The offering is being led by SCP Resource Finance LP ("SCP" or "Lead Agent") and a syndicate of joint book-runners including Haywood Securities Inc., Canaccord Genuity Corp., and Raymond James Ltd. (hereinafter referred to collectively as the "Agents" or the "Syndicate"), to act, on behalf of Avanti, in connection with a "commercially reasonable efforts" private placement offering for gross proceeds of up to C$25,000,000 (the "Offering").
The Offering will consist of up to 50,000,000 units of the Company (each, a "Unit") at a price of C$0.50 per Unit (the "Issue Price"), subject to all necessary regulatory approvals. The Units shall also be referred to as the "Offered Securities".
Each Unit will consist of one common share of the Company (a "Share") and one half of one common share purchase warrant (each whole common share purchase warrant, a "Warrant"). Each Warrant will entitle the holder thereof to purchase one Share at an exercise price of C$0.65 for a period of 36-months from the date of issuance thereof. The Warrants issued pursuant to the Offering will be subject to a restriction on exercise expiring 61 days from the date of issuance.

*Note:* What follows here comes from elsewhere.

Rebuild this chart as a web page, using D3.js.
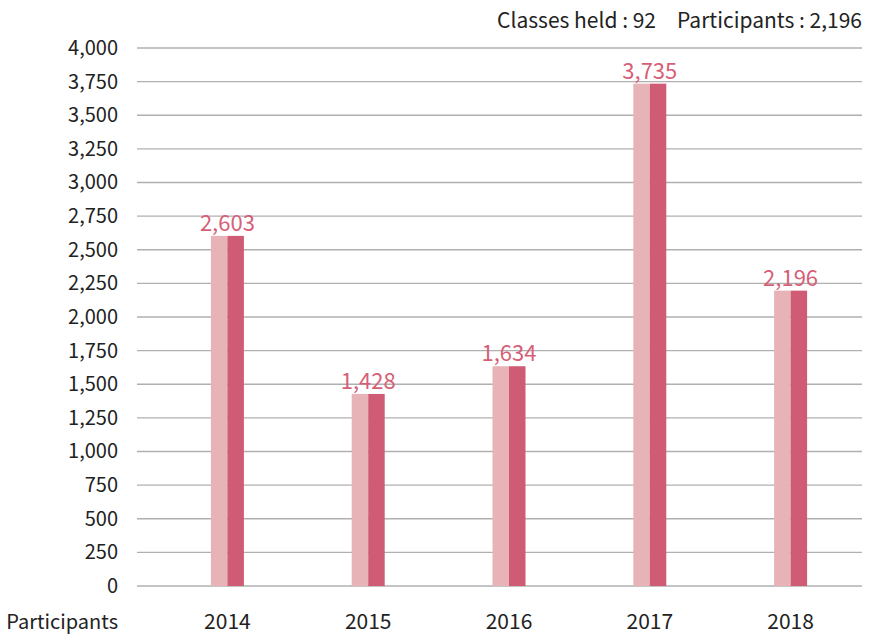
<!DOCTYPE html>
<html>
<head>
<meta charset="utf-8">
<script src="https://cdn.jsdelivr.net/npm/d3@7"></script>
<style>
  html, body { margin: 0; padding: 0; background: #fff; }
  svg { display: block; font-family: "Noto Sans CJK JP", "Noto Sans", sans-serif; }
</style>
</head>
<body>
<svg id="chart" width="879" height="637"></svg>
<script>
const years = ["2014", "2015", "2016", "2017", "2018"];
const participants = [2603, 1428, 1634, 3735, 2196];
const yTicks = [0, 250, 500, 750, 1000, 1250, 1500, 1750, 2000, 2250, 2500, 2750, 3000, 3250, 3500, 3750, 4000];
const summaryText = "Classes held : 92\u2003Participants : 2,196";
const rowLabel = "Participants";

const svg = d3.select("#chart");
const plotLeft = 137, plotRight = 862, plotTop = 48, plotBottom = 586;
const font = "'Noto Sans CJK JP', 'Noto Sans', sans-serif";

const y = d3.scaleLinear().domain([0, 4000]).range([plotBottom, plotTop]);
const x = d3.scaleBand().domain(years).range([157, 861]);
const fmt = d3.format(",");
const barHalf = 16.5;

// horizontal grid lines
svg.append("g")
  .selectAll("line")
  .data(yTicks)
  .join("line")
  .attr("x1", plotLeft).attr("x2", plotRight)
  .attr("y1", d => y(d)).attr("y2", d => y(d))
  .attr("stroke", "#b0b0b0").attr("stroke-width", 1.3);

// y axis labels
const yAxis = d3.axisLeft(y).tickValues(yTicks).tickFormat(fmt).tickSize(0).tickPadding(0);
const gy = svg.append("g").attr("transform", "translate(118,0)").call(yAxis);
gy.select(".domain").remove();
gy.selectAll("text").attr("font-size", 20).attr("fill", "#222").attr("font-family", font);

// bars: light left half, dark right half
const bars = svg.append("g").selectAll("g")
  .data(years.map((yr, i) => ({ yr, v: participants[i] })))
  .join("g");
bars.append("rect")
  .attr("x", d => x(d.yr) + x.bandwidth() / 2 - barHalf)
  .attr("y", d => y(d.v))
  .attr("width", barHalf)
  .attr("height", d => y(0) - y(d.v))
  .attr("fill", "#e8b3b7");
bars.append("rect")
  .attr("x", d => x(d.yr) + x.bandwidth() / 2)
  .attr("y", d => y(d.v))
  .attr("width", barHalf)
  .attr("height", d => y(0) - y(d.v))
  .attr("fill", "#cf5c74");

// value labels
bars.append("text")
  .attr("x", d => x(d.yr) + x.bandwidth() / 2)
  .attr("y", d => y(d.v) - 5)
  .attr("text-anchor", "middle")
  .attr("font-size", 22)
  .attr("fill", "#d65f77")
  .text(d => fmt(d.v));

// x axis labels
const xAxis = d3.axisBottom(x).tickSize(0).tickPadding(0);
const gx = svg.append("g").attr("transform", "translate(0,0)").call(xAxis);
gx.select(".domain").remove();
gx.selectAll("text").attr("font-size", 21).attr("fill", "#222").attr("font-family", font)
  .attr("y", 629).attr("dy", null);

svg.append("text")
  .attr("x", 118).attr("y", 629)
  .attr("text-anchor", "end")
  .attr("font-size", 20).attr("fill", "#222")
  .text(rowLabel);

svg.append("text")
  .attr("x", 862).attr("y", 28)
  .attr("text-anchor", "end")
  .attr("font-size", 21).attr("fill", "#222")
  .attr("xml:space", "preserve")
  .text(summaryText);
</script>
</body>
</html>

Martin Pawlitschek, incoming Chief Executive Officer of the Company states, "The successful book close of this equity financing, particularly on a significantly oversubscribed basis, demonstrates the strong confidence in our vision and in the quality of our assets. With this strengthened financial position, we will be well equipped to advance our exploration activities and development programs across our flagship Misisi Project. I look forward to working alongside our strong team to unlock the full potential of our Misisi Project and deliver strong benefits to our shareholders, host communities, and other stakeholders."
The Company may pay finders' fees in connection with the Placement, as permitted by applicable securities laws and the rules of the Canadian Securities Exchange ("CSE"). The Placement is subject to the Company's filing requirements with the CSE and the Company anticipates closing of the Placement as soon as practicable subject to receipt of all necessary regulatory approvals.
The net proceeds from the Placement will be allocated to further exploration efforts, including ground geophysics and the expansion of drilling programs at the Misisi Project as well as for general working capital for the Company that hosts the Akyanga gold deposit that resides within the Misisi Project with a 43-101 compliant Inferred Mineral Resource of 41Mt at an average grade of 2.37 g/t containing 3.1 Moz of gold.
Sir Sam Jonah, Chairman of Avanti, along with other Board members and management (the "Insiders"), strategics, institutional investors, and high net worth individuals are participating in the Offering. Insiders are considered "related parties" of the Company for the purposes of applicable securities laws and stock exchange rules. The subscription and issuance of Units by the Insiders constitute related party transactions but are exempt from the formal valuation and minority approval requirements of Regulation 61-101 - Protection of Minority Security Holders in Special Transactions ("MI 61-101") as neither the fair market value of the Shares and Warrants issued to each of the Insiders, nor the consideration paid by such Insiders, exceeds 25% of the Company's market capitalization.
Subject to compliance with applicable regulatory requirements and in accordance with National Instrument 45-106 - Prospectus Exemptions ("NI 45-106"), the Offered Securities will be offered for sale to purchasers resident in all of the provinces of Canada with the exception of Québec pursuant to the listed issuer financing exemption under Part 5A of NI 45-106, as amended by Coordinated Blanket Order 45-935 - Exemptions from Certain Conditions of the Listed Issuer Financing Exemption (the "Listed Issuer Financing Exemption"). The securities issuable from the sale of the Offered Securities are expected to be immediately freely tradeable in accordance with applicable Canadian securities legislation if sold to purchasers resident in Canada. The Units may also be sold in offshore jurisdictions and in the United States on a private placement basis pursuant to one or more exemptions from the registration requirements of the United States Securities Act of 1933, as amended (the "U.S. Securities Act").